Canada should consider radical changes to its social safety net as the country faces the loss of up to 7.5 million jobs to automation in the next 10 to 15 years, says a new study from a think tank at the University of Toronto.
Even people in high-income jobs won’t be spared, as automation will reduce the demand for doctors, lawyers and engineers, among others, the study's authors say.
The report, penned by Sunil Johal and Jordann Thirgood of the Mowat Centre at U of T’s School of Public Policy & Governance, says Canada’s social policies and programs are “woefully inadequate” to deal with such a massive change in the labour market.
The report sees social risk to Canada if policies don’t change. Automation, combined with other trends in employment, is “creating a growing number of workers with little or no attachment to Canada’s social architecture,” the report said.
“Autonomous vehicles are already on the road, robo-advisors are dispensing financial counsel and even lawyers and reporters are starting to see automation take over routine functions.”
— Sunil Johal and Jordann Thirgood, "Working Without a Net," Mowat Centre
Co-author Johal said the study’s projections found a broad range in the number of jobs that could be lost — 1.5 million at the lower end, and 7.5 million at the high end. That amounts to between 8.3 per cent and 41 per cent of the 18 million jobs in existence in Canada today.

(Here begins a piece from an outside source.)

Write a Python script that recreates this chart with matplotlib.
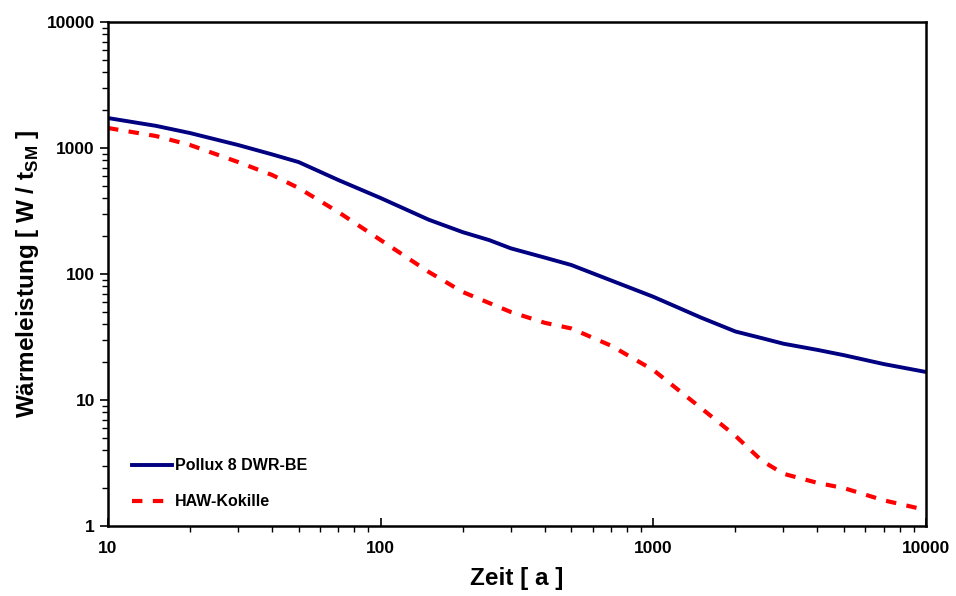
import matplotlib
matplotlib.use("Agg")
import matplotlib.pyplot as plt
from matplotlib.ticker import LogLocator, FixedLocator, NullFormatter

plt.rcParams["font.family"] = ["Liberation Sans", "DejaVu Sans"]
plt.rcParams["font.weight"] = "bold"
plt.rcParams["mathtext.fontset"] = "custom"
plt.rcParams["mathtext.bf"] = "Liberation Sans:bold"
plt.rcParams["mathtext.rm"] = "Liberation Sans:bold"

# Zeit in Jahren
zeit_pollux = [10, 15, 20, 30, 40, 50, 70, 100, 150, 200, 250, 300, 400, 500,
               700, 1000, 1500, 2000, 2500, 3000, 4000, 5000, 7000, 10000]
leistung_pollux = [1730, 1500, 1315, 1057, 890, 774, 557, 401, 270, 215, 186,
                   160, 135, 118, 89, 66, 45, 35, 31, 28, 25, 22.7, 19.3, 16.7]

zeit_haw = [10, 15, 20, 30, 40, 50, 70, 100, 150, 200, 300, 400, 500, 700,
            1000, 1500, 2000, 2500, 3000, 4000, 5000, 7000, 10000]
leistung_haw = [1442, 1245, 1057, 774, 611, 482, 310, 186, 104, 72, 50, 41,
                37, 27, 17.3, 8.6, 5.2, 3.3, 2.6, 2.2, 2.0, 1.6, 1.34]

fig = plt.figure(figsize=(9.56, 5.96), dpi=100)
ax = fig.add_axes([0.113, 0.1174, 0.8556, 0.8456])

ax.plot(zeit_pollux, leistung_pollux, color="#000080", lw=2.8,
        label="Pollux 8 DWR-BE")
ax.plot(zeit_haw, leistung_haw, color="#ff0000", lw=3.0,
        dashes=(2.5, 2.5), label="HAW-Kokille")

ax.set_xscale("log")
ax.set_yscale("log")
ax.set_xlim(10, 10000)
ax.set_ylim(1, 10000)

ax.xaxis.set_major_locator(FixedLocator([10, 100, 1000, 10000]))
ax.yaxis.set_major_locator(FixedLocator([1, 10, 100, 1000, 10000]))
ax.xaxis.set_minor_locator(LogLocator(base=10, subs=range(2, 10)))
ax.yaxis.set_minor_locator(LogLocator(base=10, subs=range(2, 10)))
ax.xaxis.set_minor_formatter(NullFormatter())
ax.yaxis.set_minor_formatter(NullFormatter())
ax.set_xticklabels(["10", "100", "1000", "10000"])
ax.set_yticklabels(["1", "10", "100", "1000", "10000"])

ax.tick_params(axis="x", which="major", direction="in", length=6, width=1.2,
               labelsize=12.5, pad=11)
ax.tick_params(axis="x", which="minor", direction="out", length=4, width=1)
ax.tick_params(axis="y", which="major", direction="out", length=6, width=1.2,
               labelsize=12.5)
ax.tick_params(axis="y", which="minor", direction="out", length=4, width=1)
for lbl in ax.get_xticklabels() + ax.get_yticklabels():
    lbl.set_fontweight("bold")

for sp in ax.spines.values():
    sp.set_linewidth(1.8)
    sp.set_color("black")

ax.set_xlabel("Zeit [ a ]", fontsize=17.5, fontweight="bold", labelpad=8)
ax.set_ylabel(r"Wärmeleistung [ W / t$_\mathbf{SM}$ ]", fontsize=17.5,
              fontweight="bold", labelpad=4)

leg = ax.legend(loc="lower left", bbox_to_anchor=(0.012, 0.005), frameon=False,
                prop={"weight": "bold", "size": 11.5}, handlelength=2.5,
                handletextpad=0.2, labelspacing=1.3)

fig.savefig("out.png", dpi=100)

“It’s a fairly broad range, but … even if you take the low end of that, over the next 10 to 15 years that’s a lot of people,” Johal said in an interview with University of Toronto News.
He called the situation a “game changer” for employment.
The report lays out a number of possible policy responses. The first one on the list is "flexicurity,” a Danish innovation under which workers retain up to 90 per cent of their income after they lose a job, and are given access to training and skills support. The result is a labour market that works very differently from Canada.
“It’s much easier for Danish companies to hire and fire people – up to 25 per cent of Danes in the private sector switch jobs every year,” Johal said.
“In a world where more disruptions are happening more quickly, we would argue the Danish model is much more nimble and supportive and much more in-tune with the 21st century labour market than Canada’s model, which you could characterize as a very good model in the 1960s but not such a good model in 2016.”
The report floats the idea of "portable benefits" that workers in the sharing economy, such as Uber drivers, would be able to take with them from one job to another.
The report also considered the idea of a basic income, which many other experts have suggested could be a way to address job loss due to automation.
But the Mowat Centre report argued that a basic income for all would be “prohibitively” expensive, costing $500 billion annually if it was set at $15,000 per person, “or nearly double all federal government expenditures.”